**RECORDED INFORMATION:**
_ _ _

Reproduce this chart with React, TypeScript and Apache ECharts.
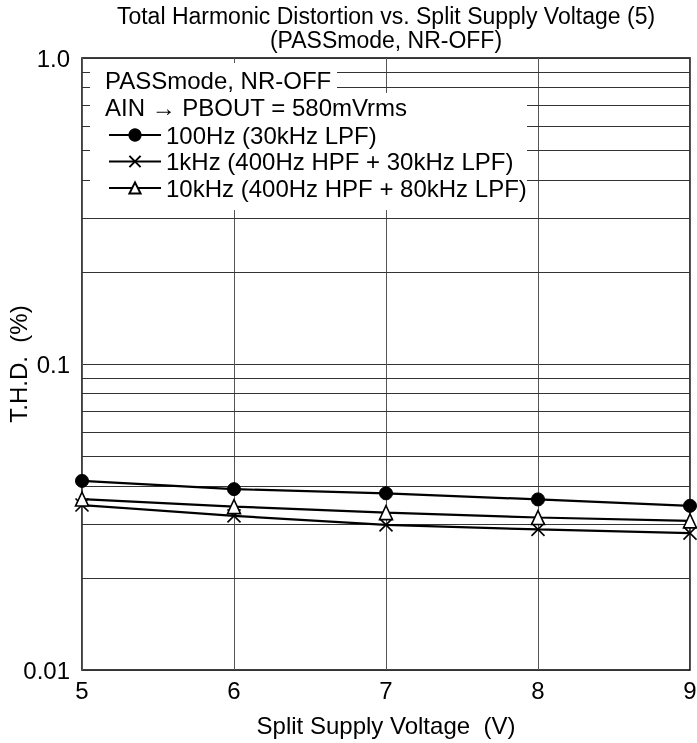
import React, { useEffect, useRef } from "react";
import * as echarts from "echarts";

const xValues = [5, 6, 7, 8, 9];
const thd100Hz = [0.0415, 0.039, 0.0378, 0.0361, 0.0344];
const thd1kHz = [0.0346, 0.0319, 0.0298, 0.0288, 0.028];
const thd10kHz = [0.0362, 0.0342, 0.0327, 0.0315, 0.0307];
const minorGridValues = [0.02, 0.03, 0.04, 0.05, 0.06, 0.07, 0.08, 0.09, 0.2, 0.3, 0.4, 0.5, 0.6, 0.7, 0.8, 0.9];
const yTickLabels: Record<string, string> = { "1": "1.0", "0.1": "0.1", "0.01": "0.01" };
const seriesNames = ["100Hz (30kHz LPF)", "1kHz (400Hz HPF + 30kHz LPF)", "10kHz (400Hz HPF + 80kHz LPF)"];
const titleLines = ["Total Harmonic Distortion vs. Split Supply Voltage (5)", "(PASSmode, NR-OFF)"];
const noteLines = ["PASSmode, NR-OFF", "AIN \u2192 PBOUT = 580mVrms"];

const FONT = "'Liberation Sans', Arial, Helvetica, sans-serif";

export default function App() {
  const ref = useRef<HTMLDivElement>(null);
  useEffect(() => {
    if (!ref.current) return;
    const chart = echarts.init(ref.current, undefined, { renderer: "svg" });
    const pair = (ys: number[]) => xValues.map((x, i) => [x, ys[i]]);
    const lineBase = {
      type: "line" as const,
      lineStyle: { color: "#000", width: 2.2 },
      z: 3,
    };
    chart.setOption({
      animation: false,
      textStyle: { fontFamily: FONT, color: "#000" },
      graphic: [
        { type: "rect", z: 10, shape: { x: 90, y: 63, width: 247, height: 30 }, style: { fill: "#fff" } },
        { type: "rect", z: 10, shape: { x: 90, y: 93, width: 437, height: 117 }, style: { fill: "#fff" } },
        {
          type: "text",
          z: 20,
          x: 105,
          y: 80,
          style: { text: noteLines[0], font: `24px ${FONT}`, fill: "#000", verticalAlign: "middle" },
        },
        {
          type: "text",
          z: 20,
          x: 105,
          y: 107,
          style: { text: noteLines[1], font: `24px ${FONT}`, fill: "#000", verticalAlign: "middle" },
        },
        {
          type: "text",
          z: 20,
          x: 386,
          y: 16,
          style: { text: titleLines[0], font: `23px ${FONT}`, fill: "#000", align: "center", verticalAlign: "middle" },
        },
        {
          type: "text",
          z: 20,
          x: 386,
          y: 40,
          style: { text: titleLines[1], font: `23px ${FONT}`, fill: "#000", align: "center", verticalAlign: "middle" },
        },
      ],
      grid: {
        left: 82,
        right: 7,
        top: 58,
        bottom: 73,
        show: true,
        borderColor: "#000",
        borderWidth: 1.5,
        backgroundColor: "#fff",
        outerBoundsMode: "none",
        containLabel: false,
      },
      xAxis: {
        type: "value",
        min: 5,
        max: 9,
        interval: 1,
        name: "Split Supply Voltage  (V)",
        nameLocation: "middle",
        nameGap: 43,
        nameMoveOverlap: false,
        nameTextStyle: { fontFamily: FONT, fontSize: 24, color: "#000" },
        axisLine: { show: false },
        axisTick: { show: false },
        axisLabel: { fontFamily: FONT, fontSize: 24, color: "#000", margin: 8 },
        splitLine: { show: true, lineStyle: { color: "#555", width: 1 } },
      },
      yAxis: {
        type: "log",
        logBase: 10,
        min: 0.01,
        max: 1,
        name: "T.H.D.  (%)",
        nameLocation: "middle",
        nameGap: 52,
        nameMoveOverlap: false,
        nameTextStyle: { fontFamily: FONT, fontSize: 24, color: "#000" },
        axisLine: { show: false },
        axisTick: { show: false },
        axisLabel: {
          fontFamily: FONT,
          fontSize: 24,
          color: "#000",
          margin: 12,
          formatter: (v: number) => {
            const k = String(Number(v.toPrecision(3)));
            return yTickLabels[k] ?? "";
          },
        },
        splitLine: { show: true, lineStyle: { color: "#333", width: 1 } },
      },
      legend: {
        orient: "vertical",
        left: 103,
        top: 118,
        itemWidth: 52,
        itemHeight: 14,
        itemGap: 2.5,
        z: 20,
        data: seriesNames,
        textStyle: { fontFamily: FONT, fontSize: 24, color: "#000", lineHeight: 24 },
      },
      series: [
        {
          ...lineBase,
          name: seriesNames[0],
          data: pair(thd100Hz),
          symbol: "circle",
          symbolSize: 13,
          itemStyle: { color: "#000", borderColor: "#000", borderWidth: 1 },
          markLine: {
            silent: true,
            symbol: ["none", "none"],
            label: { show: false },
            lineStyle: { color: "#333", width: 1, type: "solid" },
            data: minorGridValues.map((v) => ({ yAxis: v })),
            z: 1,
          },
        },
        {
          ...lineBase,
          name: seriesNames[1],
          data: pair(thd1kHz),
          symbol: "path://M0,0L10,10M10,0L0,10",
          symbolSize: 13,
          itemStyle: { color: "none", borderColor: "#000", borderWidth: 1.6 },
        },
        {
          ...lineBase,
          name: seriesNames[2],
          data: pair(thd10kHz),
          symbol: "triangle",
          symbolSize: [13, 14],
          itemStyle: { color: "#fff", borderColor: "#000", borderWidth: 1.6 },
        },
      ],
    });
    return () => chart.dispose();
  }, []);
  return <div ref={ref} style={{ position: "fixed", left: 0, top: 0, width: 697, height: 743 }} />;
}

_ _ _

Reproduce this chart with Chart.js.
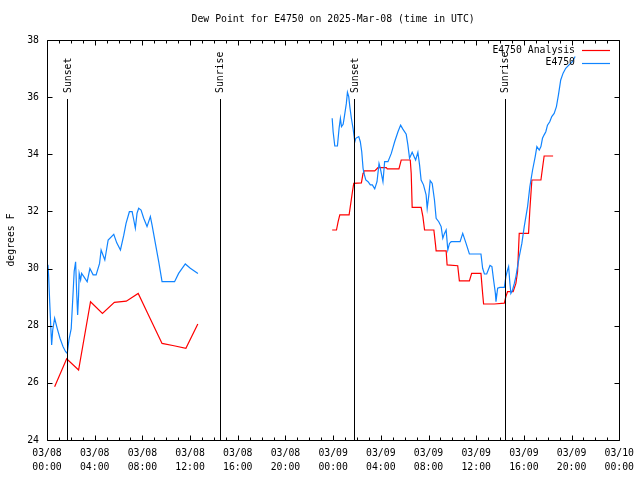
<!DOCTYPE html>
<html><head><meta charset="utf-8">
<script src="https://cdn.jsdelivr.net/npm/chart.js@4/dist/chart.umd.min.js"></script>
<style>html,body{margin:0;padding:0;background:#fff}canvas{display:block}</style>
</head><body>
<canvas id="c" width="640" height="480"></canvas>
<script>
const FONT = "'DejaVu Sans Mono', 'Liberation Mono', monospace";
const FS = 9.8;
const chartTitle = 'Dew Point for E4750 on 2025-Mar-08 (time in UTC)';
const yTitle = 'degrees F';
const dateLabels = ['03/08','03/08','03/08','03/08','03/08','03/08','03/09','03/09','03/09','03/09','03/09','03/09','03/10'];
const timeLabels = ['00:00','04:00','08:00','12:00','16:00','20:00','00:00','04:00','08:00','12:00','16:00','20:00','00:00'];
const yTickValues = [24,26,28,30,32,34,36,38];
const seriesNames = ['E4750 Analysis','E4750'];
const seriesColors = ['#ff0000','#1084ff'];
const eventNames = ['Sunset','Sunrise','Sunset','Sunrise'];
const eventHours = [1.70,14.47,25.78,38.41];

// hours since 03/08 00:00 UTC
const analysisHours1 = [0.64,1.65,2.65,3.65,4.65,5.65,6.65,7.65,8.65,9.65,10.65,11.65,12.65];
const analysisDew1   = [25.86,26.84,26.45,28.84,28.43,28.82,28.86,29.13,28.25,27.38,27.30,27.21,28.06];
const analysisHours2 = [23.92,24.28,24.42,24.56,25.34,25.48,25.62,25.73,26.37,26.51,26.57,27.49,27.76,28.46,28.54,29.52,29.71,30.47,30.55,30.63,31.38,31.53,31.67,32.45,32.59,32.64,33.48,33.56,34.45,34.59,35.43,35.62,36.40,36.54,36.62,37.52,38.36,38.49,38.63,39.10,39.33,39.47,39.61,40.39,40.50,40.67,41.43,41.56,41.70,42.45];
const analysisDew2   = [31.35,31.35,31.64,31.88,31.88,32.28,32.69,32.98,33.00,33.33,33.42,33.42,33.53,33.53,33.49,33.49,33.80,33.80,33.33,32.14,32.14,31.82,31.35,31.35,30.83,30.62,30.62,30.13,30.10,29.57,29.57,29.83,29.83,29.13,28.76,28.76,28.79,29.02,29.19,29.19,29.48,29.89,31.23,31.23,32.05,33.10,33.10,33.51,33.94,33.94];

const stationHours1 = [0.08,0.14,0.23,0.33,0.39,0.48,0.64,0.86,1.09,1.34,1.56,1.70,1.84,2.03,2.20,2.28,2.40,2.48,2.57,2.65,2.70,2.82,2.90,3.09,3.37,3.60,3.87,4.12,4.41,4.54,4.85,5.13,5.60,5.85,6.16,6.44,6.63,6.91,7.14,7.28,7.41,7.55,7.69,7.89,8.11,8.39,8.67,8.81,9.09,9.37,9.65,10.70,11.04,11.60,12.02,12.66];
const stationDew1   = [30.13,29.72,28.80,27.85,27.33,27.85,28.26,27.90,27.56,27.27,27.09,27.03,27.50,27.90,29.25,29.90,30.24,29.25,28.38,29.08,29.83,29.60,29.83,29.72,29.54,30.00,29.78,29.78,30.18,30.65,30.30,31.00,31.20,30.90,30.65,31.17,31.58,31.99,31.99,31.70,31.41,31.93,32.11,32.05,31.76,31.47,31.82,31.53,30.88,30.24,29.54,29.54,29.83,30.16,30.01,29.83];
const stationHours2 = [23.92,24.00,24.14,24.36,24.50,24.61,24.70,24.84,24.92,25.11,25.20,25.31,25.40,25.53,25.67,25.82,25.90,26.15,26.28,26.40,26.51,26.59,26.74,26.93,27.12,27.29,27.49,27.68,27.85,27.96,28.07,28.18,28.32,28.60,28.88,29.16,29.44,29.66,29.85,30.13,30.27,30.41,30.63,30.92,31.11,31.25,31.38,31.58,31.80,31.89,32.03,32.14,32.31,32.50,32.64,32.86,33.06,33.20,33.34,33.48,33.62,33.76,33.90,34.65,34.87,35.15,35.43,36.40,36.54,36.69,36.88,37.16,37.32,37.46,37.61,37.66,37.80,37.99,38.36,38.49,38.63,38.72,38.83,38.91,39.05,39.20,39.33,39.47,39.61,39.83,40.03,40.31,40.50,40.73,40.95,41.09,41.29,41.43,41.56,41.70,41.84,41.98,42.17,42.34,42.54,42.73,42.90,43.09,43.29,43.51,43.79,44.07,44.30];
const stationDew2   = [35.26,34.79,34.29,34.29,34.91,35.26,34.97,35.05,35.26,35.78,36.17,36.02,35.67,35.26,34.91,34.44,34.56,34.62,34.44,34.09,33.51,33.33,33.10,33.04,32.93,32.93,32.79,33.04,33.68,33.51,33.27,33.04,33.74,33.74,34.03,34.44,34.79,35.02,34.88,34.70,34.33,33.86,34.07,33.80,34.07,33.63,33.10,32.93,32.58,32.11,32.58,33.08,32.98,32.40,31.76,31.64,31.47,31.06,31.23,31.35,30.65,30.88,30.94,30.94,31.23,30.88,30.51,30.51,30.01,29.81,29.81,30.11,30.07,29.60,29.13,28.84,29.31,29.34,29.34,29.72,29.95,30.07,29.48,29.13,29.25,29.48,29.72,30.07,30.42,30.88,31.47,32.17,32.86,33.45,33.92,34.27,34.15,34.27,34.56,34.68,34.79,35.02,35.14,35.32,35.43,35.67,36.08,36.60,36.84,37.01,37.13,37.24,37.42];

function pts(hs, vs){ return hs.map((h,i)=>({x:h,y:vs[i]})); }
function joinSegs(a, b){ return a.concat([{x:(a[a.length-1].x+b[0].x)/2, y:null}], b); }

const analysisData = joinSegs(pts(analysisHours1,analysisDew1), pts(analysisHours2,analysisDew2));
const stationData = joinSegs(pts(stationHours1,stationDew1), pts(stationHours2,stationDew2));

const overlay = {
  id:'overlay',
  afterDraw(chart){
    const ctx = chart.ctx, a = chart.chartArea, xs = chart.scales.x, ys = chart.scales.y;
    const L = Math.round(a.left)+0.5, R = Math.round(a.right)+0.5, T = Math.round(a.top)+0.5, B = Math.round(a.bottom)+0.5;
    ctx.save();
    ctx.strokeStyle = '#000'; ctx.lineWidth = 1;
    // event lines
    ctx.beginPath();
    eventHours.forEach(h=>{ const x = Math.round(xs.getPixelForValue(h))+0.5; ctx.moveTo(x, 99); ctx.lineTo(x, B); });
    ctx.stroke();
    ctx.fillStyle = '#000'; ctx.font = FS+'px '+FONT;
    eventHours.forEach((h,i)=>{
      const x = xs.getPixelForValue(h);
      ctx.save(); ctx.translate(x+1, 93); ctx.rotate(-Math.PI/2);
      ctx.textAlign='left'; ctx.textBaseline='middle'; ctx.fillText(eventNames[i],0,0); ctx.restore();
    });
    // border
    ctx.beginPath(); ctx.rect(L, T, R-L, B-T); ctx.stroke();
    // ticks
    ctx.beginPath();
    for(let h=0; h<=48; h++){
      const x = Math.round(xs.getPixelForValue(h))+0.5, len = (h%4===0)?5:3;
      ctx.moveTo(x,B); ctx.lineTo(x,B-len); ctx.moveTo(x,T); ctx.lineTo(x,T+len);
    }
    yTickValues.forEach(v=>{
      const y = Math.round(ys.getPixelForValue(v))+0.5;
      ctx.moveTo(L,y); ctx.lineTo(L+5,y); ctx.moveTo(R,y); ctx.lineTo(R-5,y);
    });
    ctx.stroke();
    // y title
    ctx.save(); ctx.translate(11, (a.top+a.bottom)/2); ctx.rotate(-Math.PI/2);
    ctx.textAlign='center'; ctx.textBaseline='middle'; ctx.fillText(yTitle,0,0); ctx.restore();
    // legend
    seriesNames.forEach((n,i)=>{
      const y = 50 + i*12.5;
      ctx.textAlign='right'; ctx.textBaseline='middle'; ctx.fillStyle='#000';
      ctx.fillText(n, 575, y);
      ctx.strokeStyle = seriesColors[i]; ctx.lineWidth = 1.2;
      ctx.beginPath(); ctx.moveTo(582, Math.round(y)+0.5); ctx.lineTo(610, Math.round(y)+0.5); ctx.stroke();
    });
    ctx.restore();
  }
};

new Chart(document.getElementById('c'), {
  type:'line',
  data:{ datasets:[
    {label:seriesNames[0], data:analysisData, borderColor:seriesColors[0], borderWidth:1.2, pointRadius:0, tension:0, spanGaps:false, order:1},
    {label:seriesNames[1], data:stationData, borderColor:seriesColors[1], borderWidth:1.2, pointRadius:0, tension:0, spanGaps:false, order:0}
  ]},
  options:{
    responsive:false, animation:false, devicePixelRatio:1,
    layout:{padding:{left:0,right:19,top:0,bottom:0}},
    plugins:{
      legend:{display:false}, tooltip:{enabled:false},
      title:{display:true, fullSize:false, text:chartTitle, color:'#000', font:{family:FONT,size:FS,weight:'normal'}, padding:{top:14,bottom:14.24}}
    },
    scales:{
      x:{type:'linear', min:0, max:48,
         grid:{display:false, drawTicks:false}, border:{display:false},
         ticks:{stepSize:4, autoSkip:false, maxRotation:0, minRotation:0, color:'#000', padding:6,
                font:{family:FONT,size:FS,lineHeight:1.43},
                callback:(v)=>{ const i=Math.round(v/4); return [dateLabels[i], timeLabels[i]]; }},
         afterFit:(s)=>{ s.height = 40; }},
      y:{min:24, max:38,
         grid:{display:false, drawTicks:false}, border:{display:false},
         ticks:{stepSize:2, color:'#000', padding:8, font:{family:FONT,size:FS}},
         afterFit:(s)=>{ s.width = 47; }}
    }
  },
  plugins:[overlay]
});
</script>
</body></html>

_ _ _

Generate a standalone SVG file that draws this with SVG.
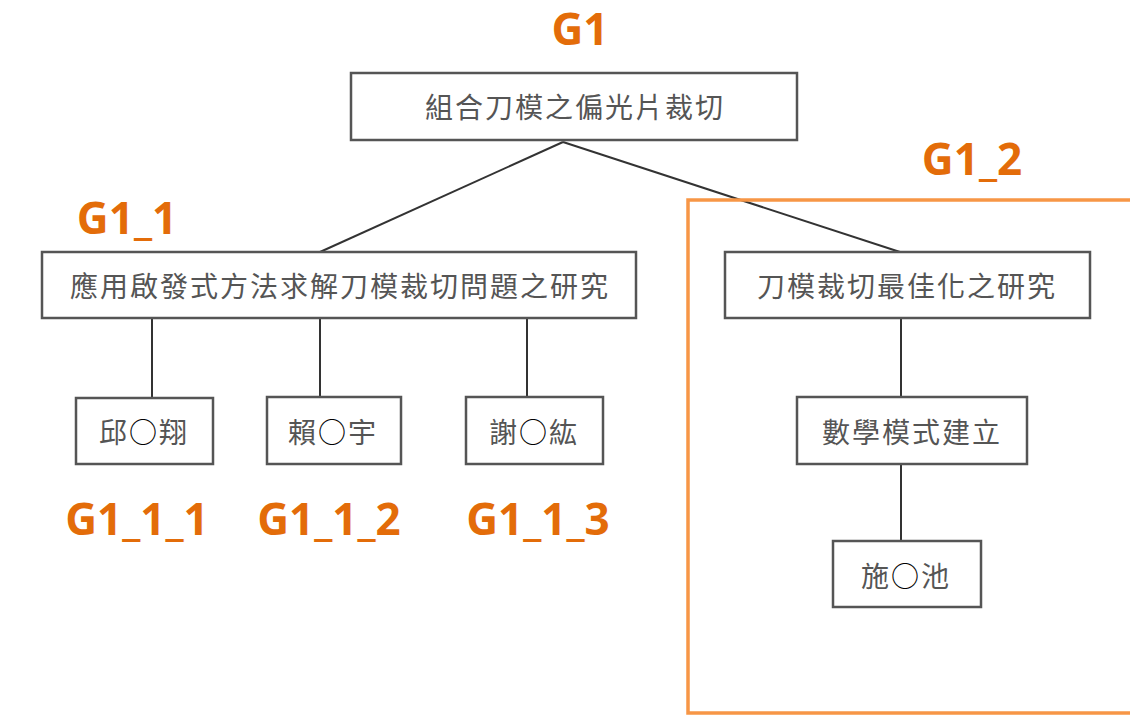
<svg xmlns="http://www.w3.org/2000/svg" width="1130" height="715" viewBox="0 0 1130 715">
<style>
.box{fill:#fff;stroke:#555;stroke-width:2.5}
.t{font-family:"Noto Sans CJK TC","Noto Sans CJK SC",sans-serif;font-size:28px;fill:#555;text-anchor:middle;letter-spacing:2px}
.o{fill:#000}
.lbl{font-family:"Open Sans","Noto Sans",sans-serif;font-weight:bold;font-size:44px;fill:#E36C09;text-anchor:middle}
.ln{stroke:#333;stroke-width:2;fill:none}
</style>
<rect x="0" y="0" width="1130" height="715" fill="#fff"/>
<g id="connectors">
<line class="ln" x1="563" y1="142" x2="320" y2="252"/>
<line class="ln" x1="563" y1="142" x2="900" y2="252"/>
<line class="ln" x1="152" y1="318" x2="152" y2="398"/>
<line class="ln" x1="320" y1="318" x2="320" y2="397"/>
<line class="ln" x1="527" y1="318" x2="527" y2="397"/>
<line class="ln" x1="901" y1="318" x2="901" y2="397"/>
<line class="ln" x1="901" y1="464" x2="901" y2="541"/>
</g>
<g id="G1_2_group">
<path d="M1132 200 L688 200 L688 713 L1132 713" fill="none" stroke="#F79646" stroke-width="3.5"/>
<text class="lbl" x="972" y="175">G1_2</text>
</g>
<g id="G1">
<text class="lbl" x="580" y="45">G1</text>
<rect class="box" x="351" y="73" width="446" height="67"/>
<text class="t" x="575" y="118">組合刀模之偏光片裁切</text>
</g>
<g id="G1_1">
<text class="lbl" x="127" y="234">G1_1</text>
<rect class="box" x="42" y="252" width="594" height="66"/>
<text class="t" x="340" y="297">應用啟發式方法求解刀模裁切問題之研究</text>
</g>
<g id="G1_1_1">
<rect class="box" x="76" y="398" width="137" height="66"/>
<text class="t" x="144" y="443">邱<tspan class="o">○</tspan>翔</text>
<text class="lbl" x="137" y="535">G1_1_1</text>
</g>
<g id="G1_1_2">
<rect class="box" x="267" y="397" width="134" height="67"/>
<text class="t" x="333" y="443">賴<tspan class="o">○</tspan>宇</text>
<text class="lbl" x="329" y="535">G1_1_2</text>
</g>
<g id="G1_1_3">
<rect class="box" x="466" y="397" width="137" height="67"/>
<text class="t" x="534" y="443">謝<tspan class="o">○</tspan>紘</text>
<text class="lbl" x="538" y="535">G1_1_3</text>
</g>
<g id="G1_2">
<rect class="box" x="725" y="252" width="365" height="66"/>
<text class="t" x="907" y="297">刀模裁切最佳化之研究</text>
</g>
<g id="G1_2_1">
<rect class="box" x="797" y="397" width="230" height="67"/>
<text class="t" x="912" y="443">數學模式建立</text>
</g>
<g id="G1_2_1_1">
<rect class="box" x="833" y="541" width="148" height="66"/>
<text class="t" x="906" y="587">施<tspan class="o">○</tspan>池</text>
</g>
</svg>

_ _ _

Retype exactly the lines from the one with "Reproduce this chart with React, TypeScript" through the one with "import * as", both included, and nothing else; leave out the pictures.

**OUTPUT BELOW:**
Reproduce this chart with React, TypeScript and Apache ECharts.
import React, { useEffect, useRef } from "react";
import * as echarts from "echarts";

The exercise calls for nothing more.